BNPP admitted that the majority of illegal payments were made on behalf of sanctioned entities in Sudan, which was subject to U.S. embargo based on the Sudanese government’s role in facilitating terrorism and committing human rights abuses.   BNPP processed approximately $6.4 billion through the United States on behalf of Sudanese sanctioned entities from July 2006 through June 2007, including approximately $4 billion on behalf of a financial institution owned by the government of Sudan, even as internal emails showed BNPP employees expressing concern about the bank’s assisting the Sudanese government in light of its role in supporting international terrorism and committing human rights abuses during the same time period.   Indeed, in March 2007, a senior compliance officer at BNPP wrote to other high-level BNPP compliance and legal employees reminding them that certain Sudanese banks with which BNPP dealt “play a pivotal part in the support of the Sudanese government which . . . has hosted Osama Bin Laden and refuses the United Nations intervention in Darfur.”

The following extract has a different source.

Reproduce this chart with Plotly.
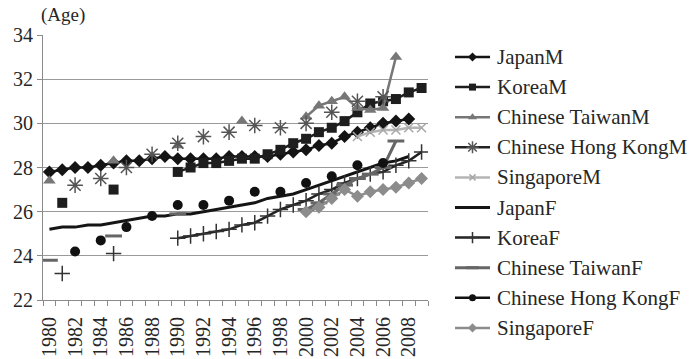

One way in which BNPP processed illegal transactions on behalf of Sudanese sanctioned entities was through a sophisticated system of “satellite banks” set up to disguise both BNPP’s and the sanctioned entities’ roles in the payments to and from financial institutions in the United States.   As early as August 2005, a senior compliance officer at BNPP warned several legal, business, and compliance personnel at BNPP’s subsidiary in Geneva that the satellite bank system was being used to evade U.S. sanctions: “As I understand it, we have a number of Arab Banks (nine identified) on our books that only carry out clearing transactions for Sudanese banks in dollars. . . . This practice effectively means that we are circumventing the US embargo on transactions in USD by Sudan.”

Similarly, BNPP admitted that it provided Cuban sanctioned entities with access to the U.S. financial system by hiding the Cuban sanctioned entities’ involvement in payment messages.   From October 2004 through early 2010, BNPP knowingly and willfully processed approximately $1.747 billion on behalf of Cuban sanctioned entities.   In the statement of facts, BNPP admitted that it continued to do U.S. dollar business with Cuba long after it was clear that such business was illegal in order to preserve BNPP’s business relationships with Cuban entities.   BNPP further admitted that its conduct with regard to the Cuban embargo was both “cavalier” and “criminal,” as evidenced by the bank’s 2006 decision, after certain Cuban payments were blocked when they reached the United States, to strip the wire messages for those payments of references to Cuban entities and resubmit them as a lump sum in order to conceal from U.S. regulators the bank’s longstanding, and illicit, Cuban business.

BNPP also admitted to engaging in more than $650 million of transactions involving entities tied to Iran, and this conduct continued into 2012 – nearly two years after the bank had commenced an internal investigation into its sanctions compliance and had pledged to cooperate with the government.   The illicit Iranian transactions were done on behalf of BNPP clients, including a petroleum company based in Dubai that was effectively a front for an Iranian petroleum company, and an Iranian oil company.

This case was investigated by the Internal Revenue Service-Criminal Investigation’s Washington Field Division and the FBI’s New York Field Office.   This case is being prosecuted by the Money Laundering and Bank Integrity Unit of the Criminal Division’s Asset Forfeiture and Money Laundering Section (AFMLS) and the Money Laundering and Asset Forfeiture Unit of the U.S. Attorney’s Office for the Southern District of New York.   Trial Attorneys Craig Timm and Jennifer E. Ambuehl of AFMLS and Assistant United States Attorneys Andrew D. Goldstein, Martin S. Bell, Christine I. Magdo and Micah W.J. Smith of the Southern District of New York are in charge of the prosecution.

The New York County District Attorney’s Office also conducted its own investigation alongside the Department of Justice on this investigation.   The Department of Justice expressed its gratitude to the Board of Governors of the Federal Reserve, the Federal Reserve Bank of New York, the New York State Department of Financial Services, and the Treasury Department’s Office of Foreign Assets Control for their assistance with this matter.